Elijah is asking Elisha what I’m asking you: Do you really want a powerful life, a life that will outlive you? Do you want the kind of life that is characterized by the awesome power of God? Then, you’ll have to let the fear of God drive away the fear of pain. If any man or woman wants to gain his life, they must first lose it.
“Risk” precedes “reward.”
Just before Joshua saw God miraculously tear down the walls of Jericho or freeze the sun in its place, he stood on the edge of the Jordan needing to get across. And, it was there that God told him that he must be ‘strong and very courageous.’ It was a time of fear and risk. And, God parted it to show him a precursor of what was to come. And, here’s Elisha in the same spot. He has God’s call, but he needs God’s confirmation. So, he takes that heavy cloak, that cloak that will demand his life, and he slams into the water just as Elijah had done. Everything he understood himself to be, everything he believed himself appointed to do was on the line. This was the starting line, and you can imagine how his knees trembled as he swung. And, the river parts as a precursor of what God was going to do through him.

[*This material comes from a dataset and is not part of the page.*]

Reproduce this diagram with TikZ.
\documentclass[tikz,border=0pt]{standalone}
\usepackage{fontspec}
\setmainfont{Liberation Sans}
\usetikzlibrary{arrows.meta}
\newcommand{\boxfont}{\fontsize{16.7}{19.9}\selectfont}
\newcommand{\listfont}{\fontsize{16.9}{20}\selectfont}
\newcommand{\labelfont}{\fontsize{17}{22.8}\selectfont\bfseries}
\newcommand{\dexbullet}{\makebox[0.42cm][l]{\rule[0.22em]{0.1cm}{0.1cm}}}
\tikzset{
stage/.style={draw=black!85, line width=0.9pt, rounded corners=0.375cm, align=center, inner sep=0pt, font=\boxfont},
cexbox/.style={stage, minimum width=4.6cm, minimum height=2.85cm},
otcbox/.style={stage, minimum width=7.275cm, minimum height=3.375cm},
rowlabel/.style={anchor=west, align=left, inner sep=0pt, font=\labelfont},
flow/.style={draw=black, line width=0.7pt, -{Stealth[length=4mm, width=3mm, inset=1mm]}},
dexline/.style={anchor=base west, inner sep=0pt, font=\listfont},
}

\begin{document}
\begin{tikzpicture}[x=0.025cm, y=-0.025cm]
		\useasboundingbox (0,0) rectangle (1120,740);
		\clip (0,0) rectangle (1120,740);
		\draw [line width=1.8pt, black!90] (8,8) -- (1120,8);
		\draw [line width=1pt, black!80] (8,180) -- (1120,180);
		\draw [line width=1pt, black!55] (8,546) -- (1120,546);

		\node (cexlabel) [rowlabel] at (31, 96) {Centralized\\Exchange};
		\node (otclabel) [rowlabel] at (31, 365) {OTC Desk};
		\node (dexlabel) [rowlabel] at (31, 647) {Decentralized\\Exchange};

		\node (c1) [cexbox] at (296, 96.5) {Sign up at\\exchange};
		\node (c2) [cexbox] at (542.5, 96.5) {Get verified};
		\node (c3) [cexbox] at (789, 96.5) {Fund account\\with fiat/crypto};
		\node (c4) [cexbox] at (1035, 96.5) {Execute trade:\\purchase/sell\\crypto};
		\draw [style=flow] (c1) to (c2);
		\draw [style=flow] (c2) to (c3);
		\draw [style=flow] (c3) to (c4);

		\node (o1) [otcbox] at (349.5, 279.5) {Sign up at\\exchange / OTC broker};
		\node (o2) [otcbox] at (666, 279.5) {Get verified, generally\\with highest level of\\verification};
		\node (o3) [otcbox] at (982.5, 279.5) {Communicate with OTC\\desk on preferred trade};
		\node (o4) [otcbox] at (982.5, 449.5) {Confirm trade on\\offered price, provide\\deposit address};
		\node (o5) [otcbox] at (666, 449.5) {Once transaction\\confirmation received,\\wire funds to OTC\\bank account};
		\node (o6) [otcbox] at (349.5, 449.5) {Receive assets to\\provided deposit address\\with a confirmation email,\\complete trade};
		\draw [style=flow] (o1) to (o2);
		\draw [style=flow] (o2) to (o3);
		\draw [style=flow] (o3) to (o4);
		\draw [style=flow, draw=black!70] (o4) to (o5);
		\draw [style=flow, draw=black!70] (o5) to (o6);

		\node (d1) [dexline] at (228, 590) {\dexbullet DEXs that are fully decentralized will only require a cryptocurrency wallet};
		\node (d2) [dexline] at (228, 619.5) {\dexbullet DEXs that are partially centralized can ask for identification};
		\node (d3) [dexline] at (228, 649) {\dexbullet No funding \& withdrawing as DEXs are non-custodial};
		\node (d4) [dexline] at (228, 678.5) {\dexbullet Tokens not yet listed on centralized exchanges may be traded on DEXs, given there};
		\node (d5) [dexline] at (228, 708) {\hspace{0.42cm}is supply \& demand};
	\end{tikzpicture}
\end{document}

But, God was confirming to Elisha that he could be assured that he’d never be left to his own power. And, you’re not either. God demands that our lives be lived through risky obedience. The risk of sharing the gospel with a coworker. The risk of living on less to support the ministry of the church. The risk of living differently than our neighbors at the risk of our social reputations. But, the risk precedes the resurrection. For if you never risk, you’ll never see the Jordan part.
And, what do you fear most? Never knowing hardship, or never knowing God? One fear incarcerates, and the other fear liberates.